Здесь можно было бы упомянуть о том, что Платон на самом деле не умел
удачно выбирать политических лидеров. Я имею в виду не столько
разочаровывающий результат его эксперимента с Дионисием Младшим, тираном
Сиракуз, сколько участие платоновской Академии в успешной экспедиции
Диона против Дионисия. При этом Диона, знаменитого друга Платона,
поддержали некоторые члены платоновской Академии. Одним из них был
Каллип, ставший впоследствии верным товарищем Диона. Назначив себя
тираном Сиракуз, Дион повелел казнить Гераклида, своего союзника (и
вероятно, соперника). Вскоре после этого он сам был казнен Каллипом,
узурпировавшим тиранию и потерявшим ее спустя 13 месяцев. (В свою
очередь, он был казнен философом-пифагорейцем Лептином.) Однако это не
единственное происшествие такого рода в педагогической карьере
Платона. Клеарх, один из учеников Платона (и Исократа), стал тираном
Гераклеи, хотя сначала притворялся демократическим лидером. Он был
казнен своим родственником Кионом, также членом платоновской
Академии. (Мы не знаем, как в дальнейшем повел бы себя Кион, которого
некоторые представляют идеалистом: ведь он был вскоре убит.) Эти и
некоторые другие события в жизни Платона7.25 — кто еще мог бы похвастаться по крайней мере
девятью тиранами среди своих учеников и помощников? — проливают свет на
специфические трудности, связанные с выбором людей, которые впоследствии
получат абсолютную власть. Трудно найти человека, характер которого не
испортила бы власть. Как говорит лорд Эктон, всякая власть развращает, а
абсолютная власть развращает абсолютно.
Итак, политическая программа Платона была в гораздо большей степени
институциональной, чем персоналистской. Он надеялся задержать
политические перемены с помощью институционального контроля за передачей
власти. Платон предполагал, что такой контроль может осуществляться с
помощью системы образования, в основе которой лежит авторитаристский
подход к обучению, т. е. признание авторитета ученого эксперта и
человека «бесспорной честности». Вот во что превратил Платон
сократовское требование к ответственному политику, состоявшее в том,
чтобы любить истину, не стремясь стать экспертом, и быть настолько
мудрым, чтобы знать свою ограниченность7.26.

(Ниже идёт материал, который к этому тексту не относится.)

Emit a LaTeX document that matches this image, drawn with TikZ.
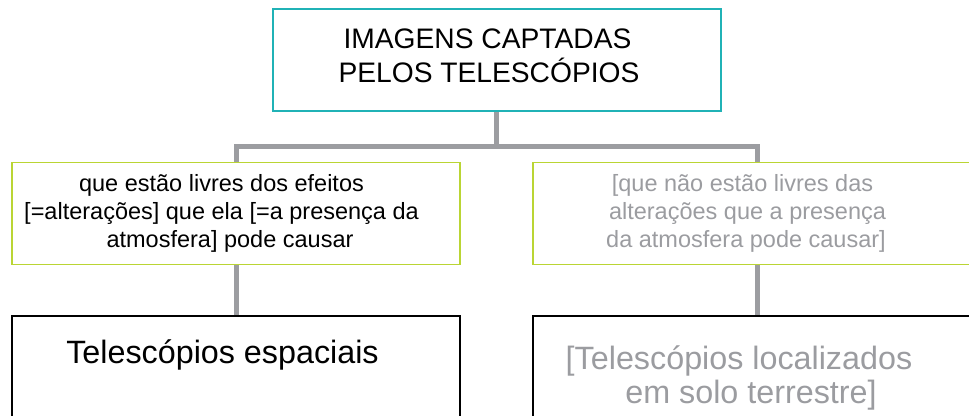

Глава 8. Философ как правитель
Государство на общественный счет соорудит им памятники и будет приносить
жертвы, как божествам, если это подтвердит Пифия, а если нет, то как
счастливым и божественным людям.
Платон
Контраст между учениями Платона и Сократа еще более отчетлив, чем мне
удалось показать ранее. Платон, как уже было сказано, следовал Сократу в
определении философа. «А кого же ты считаешь подлинными философами? —
Тех, кто любит усматривать истину», — читаем в «Государстве»8.1. Однако, утверждая это, Платон не
совсем искренен. В действительности он в это не верит, так как в других
местах он открыто заявляет, что лгать и вводить в заблуждение — одна из
царских привилегий правителя: «Уж кому-кому, а правителям государства
надлежит применять ложь как против неприятеля, так и ради своих граждан
— для пользы своего государства, но всем остальным к ней нельзя
прибегать»8.2.
«Для пользы своего государства», — говорит Платон. Вновь мы видим, что
принцип коллективной пользы выдвигается в качестве основополагающего
этического критерия. Тоталитаристская мораль подчиняет себе все, даже
определение идеи Философа. Едва ли нужно упоминать, что согласно тому же
принципу политической целесообразности, подданные обязаны говорить
правду: «Если правитель уличит во лжи какого-нибудь гражданина… он
подвергнет его наказанию за то, что тот вводит гибельный обычай,
переворачивающий государство, как корабль»8.3. Только в этом несколько неожиданном смысле
платоновские правители — правители-философы любят истину.